-------- Stored data

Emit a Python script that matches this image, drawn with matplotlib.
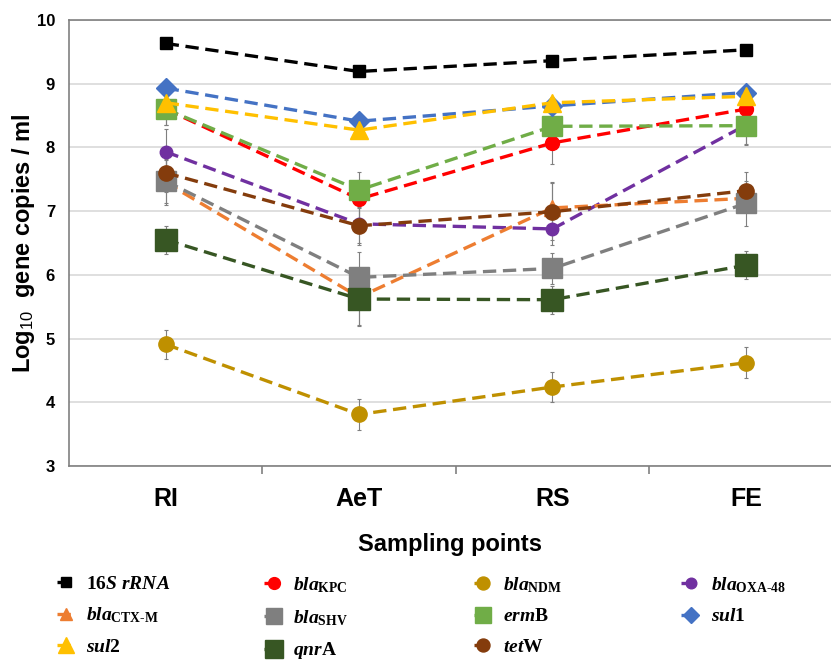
import matplotlib
matplotlib.use("Agg")
import matplotlib.pyplot as plt

plt.rcParams['font.family'] = ['Liberation Sans', 'DejaVu Sans']
plt.rcParams['mathtext.fontset'] = 'custom'
plt.rcParams['mathtext.it'] = 'Liberation Serif:italic:bold'
plt.rcParams['mathtext.rm'] = 'Liberation Serif:bold'
plt.rcParams['mathtext.sf'] = 'Liberation Sans'

# sampling points
points = ['RI', 'AeT', 'RS', 'FE']

# log10 gene copies / ml
rrna16s = [9.63, 9.19, 9.36, 9.53]
bla_kpc = [8.60, 7.19, 8.07, 8.60]
bla_ndm = [4.91, 3.81, 4.24, 4.62]
bla_oxa48 = [7.93, 6.80, 6.72, 8.35]
bla_ctxm = [7.45, 5.65, 7.05, 7.20]
bla_shv = [7.47, 5.96, 6.10, 7.12]
ermb = [8.60, 7.33, 8.33, 8.34]
sul1 = [8.93, 8.41, 8.65, 8.86]
sul2 = [8.70, 8.27, 8.70, 8.80]
qnra = [6.55, 5.62, 5.61, 6.15]
tetw = [7.60, 6.77, 6.99, 7.32]

# standard errors (rough)
err_16s = [0.04, 0.04, 0.04, 0.04]
err_kpc = [0.25, 0.30, 0.33, 0.20]
err_ndm = [0.23, 0.24, 0.23, 0.24]
err_oxa = [0.35, 0.30, 0.25, 0.30]
err_ctx = [0.35, 0.45, 0.40, 0.20]
err_shv = [0.35, 0.40, 0.25, 0.35]
err_erm = [0.25, 0.28, 0.10, 0.30]
err_sul1 = [0.05, 0.05, 0.08, 0.05]
err_sul2 = [0.10, 0.10, 0.08, 0.08]
err_qnr = [0.22, 0.40, 0.22, 0.22]
err_tet = [0.30, 0.30, 0.45, 0.30]

series = [
    (r'$\mathit{16S\ rRNA}$', rrna16s, err_16s, '#000000', 's', 8),
    (r'$\mathit{bla}_{\mathrm{KPC}}$', bla_kpc, err_kpc, '#FF0000', 'o', 10),
    (r'$\mathit{bla}_{\mathrm{NDM}}$', bla_ndm, err_ndm, '#BF9000', 'o', 11),
    (r'$\mathit{bla}_{\mathrm{OXA\text{-}48}}$', bla_oxa48, err_oxa, '#7030A0', 'o', 9),
    (r'$\mathit{bla}_{\mathrm{CTX\text{-}M}}$', bla_ctxm, err_ctx, '#ED7D31', '^', 11),
    (r'$\mathit{bla}_{\mathrm{SHV}}$', bla_shv, err_shv, '#7F7F7F', 's', 14),
    (r'$\mathit{erm}\mathrm{B}$', ermb, err_erm, '#70AD47', 's', 14),
    (r'$\mathit{sul}\mathrm{1}$', sul1, err_sul1, '#4472C4', 'D', 10),
    (r'$\mathit{sul}\mathrm{2}$', sul2, err_sul2, '#FFC000', '^', 13),
    (r'$\mathit{qnr}\mathrm{A}$', qnra, err_qnr, '#375623', 's', 16),
    (r'$\mathit{tet}\mathrm{W}$', tetw, err_tet, '#843C0C', 'o', 11),
]

fig = plt.figure(figsize=(8.31, 6.62), dpi=100)
ax = fig.add_axes([0.083, 0.296, 0.917, 0.674])

x = [i + 0.5 for i in range(len(points))]
handles = []
for label, vals, errs, col, mk, ms in series:
    ax.errorbar(x, vals, yerr=errs, fmt='none', ecolor='#7f7f7f',
                elinewidth=0.8, capsize=1.5, capthick=0.8, zorder=2)
    h, = ax.plot(x, vals, linestyle=(0, (4, 2)), lw=2.4, color=col,
                 marker=mk, markersize=ms, label=label, zorder=3)
    handles.append(h)

ax.set_ylim(3, 10)
ax.set_xlim(0, 3.94)
ax.set_yticks(range(3, 11))
ax.grid(axis='y', color='#d9d9d9', lw=1.2)
ax.set_axisbelow(True)
for s in ['top', 'left', 'bottom']:
    ax.spines[s].set_color('#808080')
    ax.spines[s].set_linewidth(1.2)
ax.spines['right'].set_visible(False)

ax.set_xticks(x)
ax.set_xticklabels(points, fontsize=18, fontweight='bold')
ax.tick_params(axis='x', length=0, pad=15)
ax.set_xticks([1, 2, 3], minor=True)
ax.tick_params(axis='x', which='minor', length=6, width=1.2, color='#808080')
ax.tick_params(axis='y', length=0, labelsize=12, pad=10)
for t in ax.get_yticklabels():
    t.set_fontweight('bold')

ax.set_xlabel('Sampling points', fontsize=17, fontweight='bold', labelpad=16)
ax.set_ylabel(r'Log$_{\mathsf{10}}$  gene copies / ml', fontsize=17,
              fontweight='bold', labelpad=0)

# legend laid out row by row, one column at a time
columns = [[0, 4, 8], [1, 5, 9], [2, 6, 10], [3, 7]]
col_x = [0.068, 0.318, 0.570, 0.820]
for idx, cx in zip(columns, col_x):
    leg = fig.legend([handles[i] for i in idx], [handles[i].get_label() for i in idx],
                     loc='upper left', bbox_to_anchor=(cx, 0.131),
                     frameon=False, fontsize=14, handlelength=1.0, handletextpad=0.5,
                     labelspacing=0.66, markerscale=0.85, borderpad=0, borderaxespad=0)

fig.savefig('out.png', dpi=100)
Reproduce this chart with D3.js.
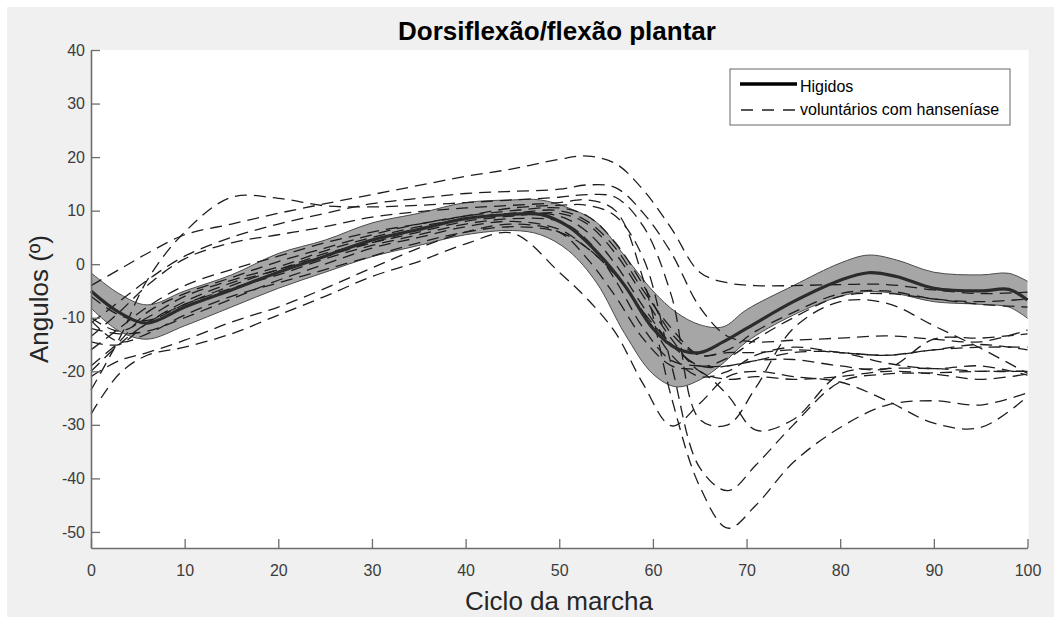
<!DOCTYPE html>
<html><head><meta charset="utf-8">
<script src="https://cdn.jsdelivr.net/npm/d3@7"></script>
<style>body{margin:0;background:#fff}</style>
</head><body>
<svg id="chart" width="1054" height="618"></svg>
<script>
// ---- data ----
const titleText = "Dorsiflexão/flexão plantar";
const xLabelText = "Ciclo da marcha";
const yLabelText = "Angulos (º)";
const legendLabels = ["Higidos", "voluntários com hanseníase"];
const xTicks = [0,10,20,30,40,50,60,70,80,90,100];
const yTicks = [-50,-40,-30,-20,-10,0,10,20,30,40];

// Healthy group (Higidos): mean and band
const hx     = [0,3,6,10,15,20,25,30,35,40,45,48,51,54,57,60,62.5,65,67.5,70,75,80,83,86,90,95,98,100];
const hMean  = [-5,-9,-11,-8,-4.8,-1.5,1.5,4.5,6.5,8.5,9.3,9.3,7,2.3,-4,-12,-15.7,-16.5,-14.5,-12,-7,-3,-1.6,-2.3,-4.5,-5,-4.7,-6.7];
const hUpper = [-1.6,-5.5,-7.6,-5,-2,2,4.5,7.7,9.5,11.5,12,12,10.5,7.8,1.5,-5,-9,-11.3,-11.7,-8.5,-4,0.2,1.7,0.8,-1.5,-2,-1.7,-3.2];
const hLower = [-8.2,-12.5,-14,-11.5,-8,-4.5,-1.5,1.4,3.5,5.5,6.3,5.5,2.5,-3.5,-13,-20.5,-22.9,-21.6,-18.5,-14.5,-9.5,-6,-5.1,-5.5,-7,-7.5,-8,-10.1];

// Volunteers with leprosy: one array per subject, at these cycle points
const px = [0,3,6,10,15,20,25,30,35,40,45,50,53,56,59,62,65,68,71,75,80,85,90,95,100];
const p01 = [-4,-1,2,5.5,7.5,9.5,11.3,13,14.7,16.4,17.8,19.6,20.2,18.8,13.8,6.6,-1.5,-3.5,-4,-4,-3.8,-3.8,-4.8,-5.5,-5.2];
const p02 = [-11,-7,-3,1.5,5,7.5,9.5,11.3,12.3,13.2,13.6,14,14.8,14.3,9.5,2,-8,-13.5,-14.5,-14.2,-13.8,-13.4,-14,-14.5,-12.3];
const p03 = [-23.5,-14,-3,6,12.5,12.3,10.9,10.7,11,11.5,12,12.5,13,12.5,7,-6,-29,-30,-23,-12,-7,-7.3,-11.5,-15.7,-20.4];
const p04 = [-13.5,-9,-4,1,4,5.5,7,8.8,9.8,10.5,11,11.5,12,10,-3,-25,-41.5,-49.3,-45,-37,-30.5,-26.3,-25.5,-26.3,-24];
const p05 = [-16,-12,-8,-4,-1,1.5,4,6,7.5,9,10.5,11,11,9,1,-19,-38,-42.3,-37.5,-30,-22,-20.5,-20.3,-20,-20];
const p06 = [-28,-20.5,-17,-15.5,-13,-9.5,-6,-2.3,0.5,3.8,5.8,-1.5,-6.5,-12.8,-22.5,-30.2,-26,-21,-20,-21,-22,-25.5,-29.7,-30.5,-24.7];
const p07 = [-21,-18,-16.5,-14.2,-10.8,-8,-4.5,-0.7,3,6,7.5,6,1,-6,-14,-19,-20,-24.5,-31,-29,-20.5,-19.5,-19.5,-20,-20];
const p08 = [-12,-13,-12.5,-10,-6.5,-3,0,3,5,7,8,6.5,3,-2,-9,-15,-19,-17.5,-14,-10,-6,-5.5,-6.5,-7.5,-8];
const p09 = [-10,-12.5,-10,-6,-3,-0.5,2.5,5,7,8.5,9.5,9,6,0,-8,-15,-19,-19,-18,-16.5,-16.5,-18.5,-19.5,-19,-20.7];
const p10 = [-20,-15,-11,-7.5,-4.5,-2,1,3.5,5.5,7.5,8.5,8,4.5,-3,-12,-18,-19,-19,-18,-17.8,-19,-19.5,-14,-13.8,-13];
const p11 = [-19,-14.5,-9,-5.5,-2.5,0.5,3,5.5,7.5,9,10,10.5,9,4,-4,-13,-17,-16.5,-16.5,-16,-16.5,-17,-16,-15.5,-15.5];
const p12 = [-14.5,-15,-11,-7,-3.5,-1,2,4,6,8,9,9.5,7.5,2,-6,-14,-20,-21.5,-21,-21.5,-21,-20,-20.5,-21.5,-20.5];
const p13 = [-10.5,-14.5,-13,-9.5,-6,-3.5,-1,1.5,4,6,7,6,3,-2,-9,-17,-21,-20,-17,-15.5,-16.5,-17,-16,-15,-16];
const p14 = [-6,-9.5,-10.5,-7.5,-4,-1,1.5,4,6.5,8.5,9.5,10,8,3,-5,-12,-17,-16,-12.5,-9,-5.5,-5,-6.5,-7,-6.5];
const patients = [p01,p02,p03,p04,p05,p06,p07,p08,p09,p10,p11,p12,p13,p14];

// ---- drawing ----
(function(){
const svg = d3.select("#chart");
const font = "'Liberation Sans', Arial, Helvetica, sans-serif";
const pL = 91, pR = 1027.5, pT = 50, pB = 548;

svg.append("rect").attr("x",0).attr("y",0).attr("width",1054).attr("height",618).attr("fill","#ffffff");
svg.append("rect").attr("x",7).attr("y",7).attr("width",1047).attr("height",610).attr("fill","#f0f0f0");
svg.append("rect").attr("x",pL).attr("y",pT).attr("width",pR-pL+1).attr("height",pB-pT).attr("fill","#ffffff");

const x = d3.scaleLinear().domain([0,100]).range([pL,pR]);
const y = d3.scaleLinear().domain([-53,40]).range([pB,pT]);

const idx = hx.map((d,i)=>i);
const band = d3.area().x(i=>x(hx[i])).y0(i=>y(hLower[i])).y1(i=>y(hUpper[i])).curve(d3.curveCatmullRom);
svg.append("path").attr("d", band(idx)).attr("fill","#a6a6a6").attr("stroke","none");
const edge = arr => d3.line().x(i=>x(hx[i])).y(i=>y(arr[i])).curve(d3.curveCatmullRom)(idx);
svg.append("path").attr("d", edge(hUpper)).attr("fill","none").attr("stroke","#4a4a4a").attr("stroke-width",1);
svg.append("path").attr("d", edge(hLower)).attr("fill","none").attr("stroke","#4a4a4a").attr("stroke-width",1);

const pline = d3.line().x((d,i)=>x(px[i])).y(d=>y(d)).curve(d3.curveCatmullRom);
svg.append("g").selectAll("path").data(patients).join("path")
  .attr("d", d=>pline(d))
  .attr("fill","none").attr("stroke","#1e1e1e").attr("stroke-width",1.3)
  .attr("stroke-dasharray","12,7");

svg.append("path").attr("d", edge(hMean)).attr("fill","none").attr("stroke","#2b2b2b").attr("stroke-width",3.2);

// axes
const axisColor = "#6e6e6e", textColor = "#3c3c3c";
const fmt = d => String(d);
const gy = svg.append("g").attr("transform",`translate(${pL},0)`)
  .call(d3.axisLeft(y).tickValues(yTicks).tickFormat(fmt).tickSizeInner(-9).tickSizeOuter(0).tickPadding(6));
const gx = svg.append("g").attr("transform",`translate(0,${pB})`)
  .call(d3.axisBottom(x).tickValues(xTicks).tickFormat(fmt).tickSizeInner(-9).tickSizeOuter(0).tickPadding(17));
[gx,gy].forEach(g=>{
  g.select(".domain").attr("stroke",axisColor).attr("stroke-width",1.6);
  g.selectAll(".tick line").attr("stroke",axisColor).attr("stroke-width",1.3);
  g.selectAll(".tick text").attr("fill",textColor).attr("font-size",16).attr("font-family",font);
});

// title & labels
svg.append("text").attr("x",557).attr("y",40).attr("text-anchor","middle")
  .attr("font-family",font).attr("font-weight","bold").attr("font-size",26).attr("fill","#000")
  .text(titleText);
svg.append("text").attr("x",559).attr("y",610).attr("text-anchor","middle")
  .attr("font-family",font).attr("font-size",26).attr("fill","#262626").text(xLabelText);
svg.append("text").attr("transform","translate(48,299) rotate(-90)").attr("text-anchor","middle")
  .attr("font-family",font).attr("font-size",26).attr("fill","#262626").text(yLabelText);

// legend
const lg = svg.append("g");
lg.append("rect").attr("x",730).attr("y",69).attr("width",280).attr("height",56)
  .attr("fill","#fff").attr("stroke","#666").attr("stroke-width",1);
lg.append("line").attr("x1",740).attr("x2",797).attr("y1",84).attr("y2",84)
  .attr("stroke","#000").attr("stroke-width",3.5);
lg.append("line").attr("x1",741).attr("x2",796).attr("y1",110).attr("y2",110)
  .attr("stroke","#1e1e1e").attr("stroke-width",1.3).attr("stroke-dasharray","12,9");
lg.selectAll("text.lab").data(legendLabels).join("text").attr("class","lab")
  .attr("x",800).attr("y",(d,i)=>i===0?92:115)
  .attr("font-family",font).attr("font-size",16).attr("fill","#000").text(d=>d);
})();
</script>
</body></html>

----------------

Begin at the first line of the material and copy each line exactly through the one containing "err_tet = [0.30, 0.30, 0.45, 0.30]". Omit pictures.

Exercise result.
Emit a Python script that matches this image, drawn with matplotlib.
import matplotlib
matplotlib.use("Agg")
import matplotlib.pyplot as plt

plt.rcParams['font.family'] = ['Liberation Sans', 'DejaVu Sans']
plt.rcParams['mathtext.fontset'] = 'custom'
plt.rcParams['mathtext.it'] = 'Liberation Serif:italic:bold'
plt.rcParams['mathtext.rm'] = 'Liberation Serif:bold'
plt.rcParams['mathtext.sf'] = 'Liberation Sans'

# sampling points
points = ['RI', 'AeT', 'RS', 'FE']

# log10 gene copies / ml
rrna16s = [9.63, 9.19, 9.36, 9.53]
bla_kpc = [8.60, 7.19, 8.07, 8.60]
bla_ndm = [4.91, 3.81, 4.24, 4.62]
bla_oxa48 = [7.93, 6.80, 6.72, 8.35]
bla_ctxm = [7.45, 5.65, 7.05, 7.20]
bla_shv = [7.47, 5.96, 6.10, 7.12]
ermb = [8.60, 7.33, 8.33, 8.34]
sul1 = [8.93, 8.41, 8.65, 8.86]
sul2 = [8.70, 8.27, 8.70, 8.80]
qnra = [6.55, 5.62, 5.61, 6.15]
tetw = [7.60, 6.77, 6.99, 7.32]

# standard errors (rough)
err_16s = [0.04, 0.04, 0.04, 0.04]
err_kpc = [0.25, 0.30, 0.33, 0.20]
err_ndm = [0.23, 0.24, 0.23, 0.24]
err_oxa = [0.35, 0.30, 0.25, 0.30]
err_ctx = [0.35, 0.45, 0.40, 0.20]
err_shv = [0.35, 0.40, 0.25, 0.35]
err_erm = [0.25, 0.28, 0.10, 0.30]
err_sul1 = [0.05, 0.05, 0.08, 0.05]
err_sul2 = [0.10, 0.10, 0.08, 0.08]
err_qnr = [0.22, 0.40, 0.22, 0.22]
err_tet = [0.30, 0.30, 0.45, 0.30]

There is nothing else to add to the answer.